A estabilização econômica inaugurada com o Plano Real propiciou ao país quase dez meses de esperança e entusiasmo. A festa, entretanto, acabou. O divórcio entre a percepção dos empresários e as convicções da equipe econômica parece crescer a cada dia.
Para os economistas do governo, chegou a hora de apertar os cintos e enfrentar a parte difícil do ajuste. Julgam-se capazes de calibrar o mecanismo econômico com precisão suficiente para evitar que o desaquecimento, saudável do ponto de vista da lógica antiinflacionária, converta-se em recessão selvagem.
Entre os empresários parece não estar em questão a justeza e o ``background" acadêmico das autoridades. Mas, se os princípios parecem dignos de elogio (acabar com a inflação, privatizar, equilibrar as contas públicas), a operacionalização deixa muito a desejar.
O episódio de descontrole cambial de março custou muito caro ao país, inicialmente em termos de perda de reservas e, depois, de elevação dos juros reais para consertar o estrago no caixa em divisas fortes no BC. E o esperado esforço de racionalização tributária e reforma do Estado acabou dando lugar a propostas novamente temporárias, como a reedição de um IPMF ou do Fundo Social de Emergência.
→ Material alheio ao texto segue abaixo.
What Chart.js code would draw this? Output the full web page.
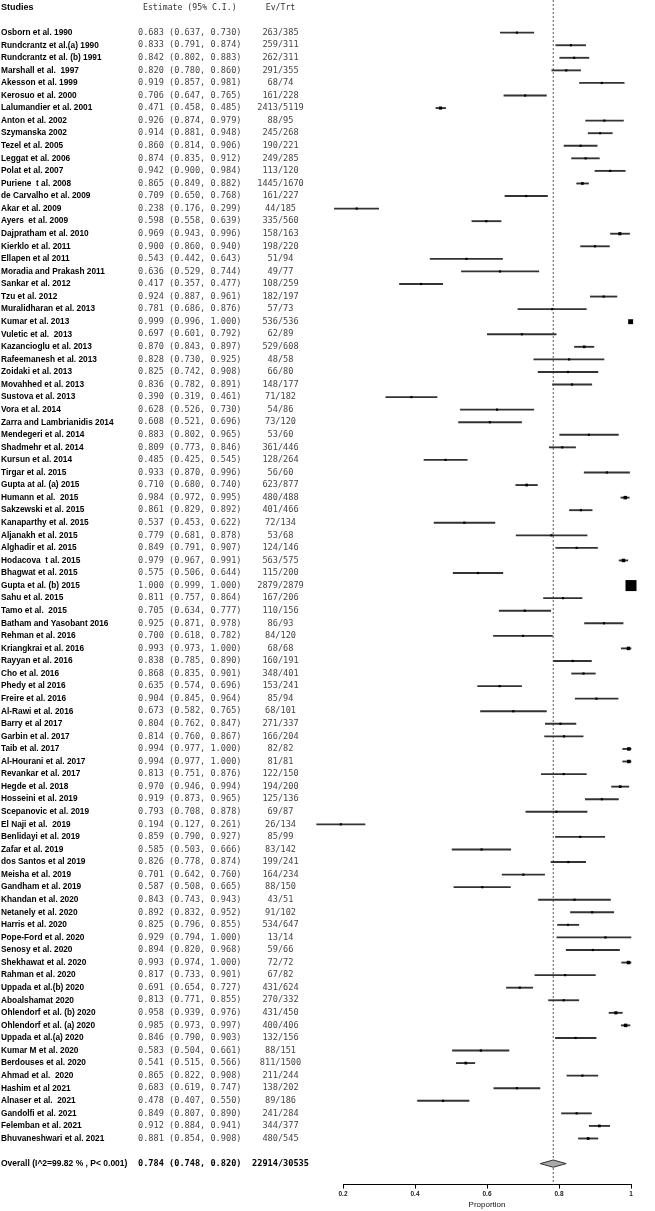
<!DOCTYPE html>
<html>
<head>
<meta charset="utf-8">
<script src="https://cdn.jsdelivr.net/npm/chart.js@4.4.1/dist/chart.umd.min.js"></script>
<style>
  html, body { margin: 0; padding: 0; background: #fff; }
  canvas { display: block; }
</style>
</head>
<body>
<canvas id="forest" width="655" height="1211"></canvas>
<script>
// study labels, top to bottom
const studies = [
  "Osborn et al. 1990", "Rundcrantz et al.(a) 1990", "Rundcrantz et al. (b) 1991", "Marshall et al.  1997",
  "Akesson et al. 1999", "Kerosuo et al. 2000", "Lalumandier et al. 2001", "Anton et al. 2002",
  "Szymanska 2002", "Tezel et al. 2005", "Leggat et al. 2006", "Polat et al. 2007",
  "Puriene  t al. 2008", "de Carvalho et al. 2009", "Akar et al. 2009", "Ayers  et al. 2009",
  "Dajpratham et al. 2010", "Kierklo et al. 2011", "Ellapen et al 2011", "Moradia and Prakash 2011",
  "Sankar et al. 2012", "Tzu et al. 2012", "Muralidharan et al. 2013", "Kumar et al. 2013",
  "Vuletic et al.  2013", "Kazancioglu et al. 2013", "Rafeemanesh et al. 2013", "Zoidaki et al. 2013",
  "Movahhed et al. 2013", "Sustova et al. 2013", "Vora et al. 2014", "Zarra and Lambrianidis 2014",
  "Mendegeri et al. 2014", "Shadmehr et al. 2014", "Kursun et al. 2014", "Tirgar et al. 2015",
  "Gupta at al. (a) 2015", "Humann et al.  2015", "Sakzewski et al. 2015", "Kanaparthy et al. 2015",
  "Aljanakh et al. 2015", "Alghadir et al. 2015", "Hodacova  t al. 2015", "Bhagwat et al. 2015",
  "Gupta et al. (b) 2015", "Sahu et al. 2015", "Tamo et al.  2015", "Batham and Yasobant 2016",
  "Rehman et al. 2016", "Kriangkrai et al. 2016", "Rayyan et al. 2016", "Cho et al. 2016",
  "Phedy et al 2016", "Freire et al. 2016", "Al-Rawi et al. 2016", "Barry et al 2017",
  "Garbin et al. 2017", "Taib et al. 2017", "Al-Hourani et al. 2017", "Revankar et al. 2017",
  "Hegde et al. 2018", "Hosseini et al. 2019", "Scepanovic et al. 2019", "El Naji et al.  2019",
  "Benlidayi et al. 2019", "Zafar et al. 2019", "dos Santos et al 2019", "Meisha et al. 2019",
  "Gandham et al. 2019", "Khandan et al. 2020", "Netanely et al. 2020", "Harris et al. 2020",
  "Pope-Ford et al. 2020", "Senosy et al. 2020", "Shekhawat et al. 2020", "Rahman et al. 2020",
  "Uppada et al.(b) 2020", "Aboalshamat 2020", "Ohlendorf et al. (b) 2020", "Ohlendorf et al. (a) 2020",
  "Uppada et al.(a) 2020", "Kumar M et al. 2020", "Berdouses et al. 2020", "Ahmad et al.  2020",
  "Hashim et al 2021", "Alnaser et al.  2021", "Gandolfi et al. 2021", "Felemban et al. 2021",
  "Bhuvaneshwari et al. 2021"
];

const estimate = [
  0.683, 0.833, 0.842, 0.820, 0.919, 0.706, 0.471, 0.926, 0.914, 0.860, 0.874, 0.942,
  0.865, 0.709, 0.238, 0.598, 0.969, 0.900, 0.543, 0.636, 0.417, 0.924, 0.781, 0.999,
  0.697, 0.870, 0.828, 0.825, 0.836, 0.390, 0.628, 0.608, 0.883, 0.809, 0.485, 0.933,
  0.710, 0.984, 0.861, 0.537, 0.779, 0.849, 0.979, 0.575, 1.000, 0.811, 0.705, 0.925,
  0.700, 0.993, 0.838, 0.868, 0.635, 0.904, 0.673, 0.804, 0.814, 0.994, 0.994, 0.813,
  0.970, 0.919, 0.793, 0.194, 0.859, 0.585, 0.826, 0.701, 0.587, 0.843, 0.892, 0.825,
  0.929, 0.894, 0.993, 0.817, 0.691, 0.813, 0.958, 0.985, 0.846, 0.583, 0.541, 0.865,
  0.683, 0.478, 0.849, 0.912, 0.881
];

const lower = [
  0.637, 0.791, 0.802, 0.780, 0.857, 0.647, 0.458, 0.874, 0.881, 0.814, 0.835, 0.900,
  0.849, 0.650, 0.176, 0.558, 0.943, 0.860, 0.442, 0.529, 0.357, 0.887, 0.686, 0.996,
  0.601, 0.843, 0.730, 0.742, 0.782, 0.319, 0.526, 0.521, 0.802, 0.773, 0.425, 0.870,
  0.680, 0.972, 0.829, 0.453, 0.681, 0.791, 0.967, 0.506, 0.999, 0.757, 0.634, 0.871,
  0.618, 0.973, 0.785, 0.835, 0.574, 0.845, 0.582, 0.762, 0.760, 0.977, 0.977, 0.751,
  0.946, 0.873, 0.708, 0.127, 0.790, 0.503, 0.778, 0.642, 0.508, 0.743, 0.832, 0.796,
  0.794, 0.820, 0.974, 0.733, 0.654, 0.771, 0.939, 0.973, 0.790, 0.504, 0.515, 0.822,
  0.619, 0.407, 0.807, 0.884, 0.854
];

const upper = [
  0.730, 0.874, 0.883, 0.860, 0.981, 0.765, 0.485, 0.979, 0.948, 0.906, 0.912, 0.984,
  0.882, 0.768, 0.299, 0.639, 0.996, 0.940, 0.643, 0.744, 0.477, 0.961, 0.876, 1.000,
  0.792, 0.897, 0.925, 0.908, 0.891, 0.461, 0.730, 0.696, 0.965, 0.846, 0.545, 0.996,
  0.740, 0.995, 0.892, 0.622, 0.878, 0.907, 0.991, 0.644, 1.000, 0.864, 0.777, 0.978,
  0.782, 1.000, 0.890, 0.901, 0.696, 0.964, 0.765, 0.847, 0.867, 1.000, 1.000, 0.876,
  0.994, 0.965, 0.878, 0.261, 0.927, 0.666, 0.874, 0.760, 0.665, 0.943, 0.952, 0.855,
  1.000, 0.968, 1.000, 0.901, 0.727, 0.855, 0.976, 0.997, 0.903, 0.661, 0.566, 0.908,
  0.747, 0.550, 0.890, 0.941, 0.908
];

const events = [
  263, 259, 262, 291, 68, 161, 2413, 88, 245, 190, 249, 113,
  1445, 161, 44, 335, 158, 198, 51, 49, 108, 182, 57, 536,
  62, 529, 48, 66, 148, 71, 54, 73, 53, 361, 128, 56,
  623, 480, 401, 72, 53, 124, 563, 115, 2879, 167, 110, 86,
  84, 68, 160, 348, 153, 85, 68, 271, 166, 82, 81, 122,
  194, 125, 69, 26, 85, 83, 199, 164, 88, 43, 91, 534,
  13, 59, 72, 67, 431, 270, 431, 400, 132, 88, 811, 211,
  138, 89, 241, 344, 480
];

const totals = [
  385, 311, 311, 355, 74, 228, 5119, 95, 268, 221, 285, 120,
  1670, 227, 185, 560, 163, 220, 94, 77, 259, 197, 73, 536,
  89, 608, 58, 80, 177, 182, 86, 120, 60, 446, 264, 60,
  877, 488, 466, 134, 68, 146, 575, 200, 2879, 206, 156, 93,
  120, 68, 191, 401, 241, 94, 101, 337, 204, 82, 81, 150,
  200, 136, 87, 134, 99, 142, 241, 234, 150, 51, 102, 647,
  14, 66, 72, 82, 624, 332, 450, 406, 156, 151, 1500, 244,
  202, 186, 284, 377, 545
];

// relative box weight
const boxWeight = [
  1, 1, 1, 1, 1, 1, 2, 1, 1, 1, 1, 1,
  1.5, 1, 1, 1, 2, 1, 1, 1, 1, 1, 1, 5,
  1, 1.5, 1, 1, 1, 1, 1, 1, 1, 1, 1, 1,
  1.5, 2.5, 1, 1, 1, 1, 2.5, 1, 25, 1, 1, 1,
  1, 2.5, 1, 1, 1, 1, 1, 1, 1, 2.5, 2.5, 1,
  1.5, 1, 1, 1, 1, 1, 1, 1, 1, 1, 1, 1,
  1, 1, 2.5, 1, 1, 1, 2, 2.5, 1, 1, 1.5, 1,
  1, 1, 1, 1.5, 1.5
];

const overallLabel = "Overall (I^2=99.82 % , P< 0.001)";
const overallEstimate = [0.784, 0.748, 0.820];
const overallCounts = [22914, 30535];
const xTicks = [0.2, 0.4, 0.6, 0.8, 1];

// layout of rows on the y scale (row index units)
const overallRow = studies.length + 1;
const yTop = -2.6;
const yBottom = 91.67;
const diamondHalf = 0.29;

const monoFont = '"DejaVu Sans Mono", "Liberation Mono", monospace';
const sansFont = '"Liberation Sans", Arial, sans-serif';

const fmt = v => v.toFixed(3);
const ciText = (e, l, h) => fmt(e) + " (" + fmt(l) + ", " + fmt(h) + ")";

const columnsPlugin = {
  id: "columns",
  afterDraw(chart) {
    const ctx = chart.ctx;
    const y = chart.scales.y;
    ctx.save();
    ctx.textBaseline = "middle";

    // header
    const hy = y.getPixelForValue(-2);
    ctx.fillStyle = "#000";
    ctx.textAlign = "left";
    ctx.font = "bold 9px " + sansFont;
    ctx.fillText("Studies", 1, hy);
    ctx.fillStyle = "#333";
    ctx.font = "8.2px " + monoFont;
    ctx.fillText("Estimate (95% C.I.)", 143, hy);
    ctx.textAlign = "center";
    ctx.fillText("Ev/Trt", 280.5, hy);

    studies.forEach((name, i) => {
      const py = y.getPixelForValue(i);
      ctx.textAlign = "left";
      ctx.fillStyle = "#000";
      ctx.font = "bold 8.3px " + sansFont;
      ctx.fillText(name, 1, py);
      ctx.fillStyle = "#444";
      ctx.font = "8.6px " + monoFont;
      ctx.fillText(ciText(estimate[i], lower[i], upper[i]), 138, py);
      ctx.textAlign = "center";
      ctx.fillText(events[i] + "/" + totals[i], 280.5, py);
    });

    const oy = y.getPixelForValue(overallRow);
    ctx.textAlign = "left";
    ctx.fillStyle = "#000";
    ctx.font = "bold 8.5px " + sansFont;
    ctx.fillText(overallLabel, 1, oy);
    ctx.font = "bold 8.6px " + monoFont;
    ctx.fillText(ciText(overallEstimate[0], overallEstimate[1], overallEstimate[2]), 138, oy);
    ctx.textAlign = "center";
    ctx.fillText(overallCounts[0] + "/" + overallCounts[1], 280.5, oy);
    ctx.restore();
  }
};

const ctx = document.getElementById("forest").getContext("2d");

new Chart(ctx, {
  type: "scatter",
  data: {
    datasets: [
      {
        type: "bar",
        indexAxis: "y",
        data: studies.map((s, i) => ({ y: i, x: [lower[i], upper[i]] })),
        backgroundColor: "#333",
        borderWidth: 0,
        barThickness: 1.2,
        clip: false,
        order: 3
      },
      {
        data: estimate.map((v, i) => ({ x: v, y: i })),
        pointStyle: "rect",
        pointRadius: boxWeight.map(w => 2.2 * Math.sqrt(w) / Math.SQRT2),
        backgroundColor: "#000",
        borderColor: "#000",
        borderWidth: 0,
        clip: false,
        order: 1
      },
      {
        data: [{ x: overallEstimate[0], y: yTop }, { x: overallEstimate[0], y: yBottom }],
        showLine: true,
        borderColor: "#555",
        borderWidth: 1,
        borderDash: [2, 2],
        pointRadius: 0,
        order: 4
      },
      {
        data: [
          { x: overallEstimate[1], y: overallRow },
          { x: overallEstimate[0], y: overallRow - diamondHalf },
          { x: overallEstimate[2], y: overallRow },
          { x: overallEstimate[0], y: overallRow + diamondHalf },
          { x: overallEstimate[1], y: overallRow }
        ],
        showLine: true,
        fill: "shape",
        backgroundColor: "#a8a8a8",
        borderColor: "#333",
        borderWidth: 1,
        pointRadius: 0,
        order: 2
      }
    ]
  },
  options: {
    responsive: false,
    animation: false,
    layout: { autoPadding: false, padding: { left: 343, right: 24, top: 0, bottom: 1 } },
    plugins: {
      legend: { display: false },
      tooltip: { enabled: false }
    },
    scales: {
      x: {
        type: "linear",
        min: 0.2,
        max: 1,
        offset: false,
        afterBuildTicks: scale => { scale.ticks = xTicks.map(v => ({ value: v })); },
        grid: { drawOnChartArea: false, tickLength: 4, color: "#000" },
        border: { color: "#000", width: 1 },
        ticks: {
          color: "#222",
          font: { family: sansFont, size: 6.5, weight: "bold" },
          padding: 2,
          maxRotation: 0,
          autoSkip: false,
          callback: v => String(+v.toFixed(1))
        },
        title: {
          display: true,
          text: "Proportion",
          color: "#111",
          font: { family: sansFont, size: 8 },
          padding: { top: 0, bottom: 0 }
        }
      },
      y: {
        type: "linear",
        display: false,
        reverse: true,
        offset: false,
        min: yTop,
        max: yBottom
      }
    }
  },
  plugins: [columnsPlugin]
});
</script>
</body>
</html>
Além da falta de tino para a realidade prática que hoje exacerba o ressentimento do empresariado, falta ao país uma visão ordenada e convincente do rumo que se deseja seguir. Ou seja, de um lado, há o ônus do ajuste ainda discutível rumo à estabilidade com escala na recessão e no desemprego. Mas, de outro, o governo nada faz para sinalizar um modelo de desenvolvimento. Tal modelo teria de ser capaz não apenas de confortar a sociedade, mas também de desenhar um horizonte de longo prazo para o aumento dos investimentos.
Pelo andar da carruagem, o governo parece apenas pedir sangue, suor e lágrimas em nome da bonança futura. Mas tem sido ambíguo, para dizer o menos, em termos de asseverar que nesse futuro haverá sobreviventes.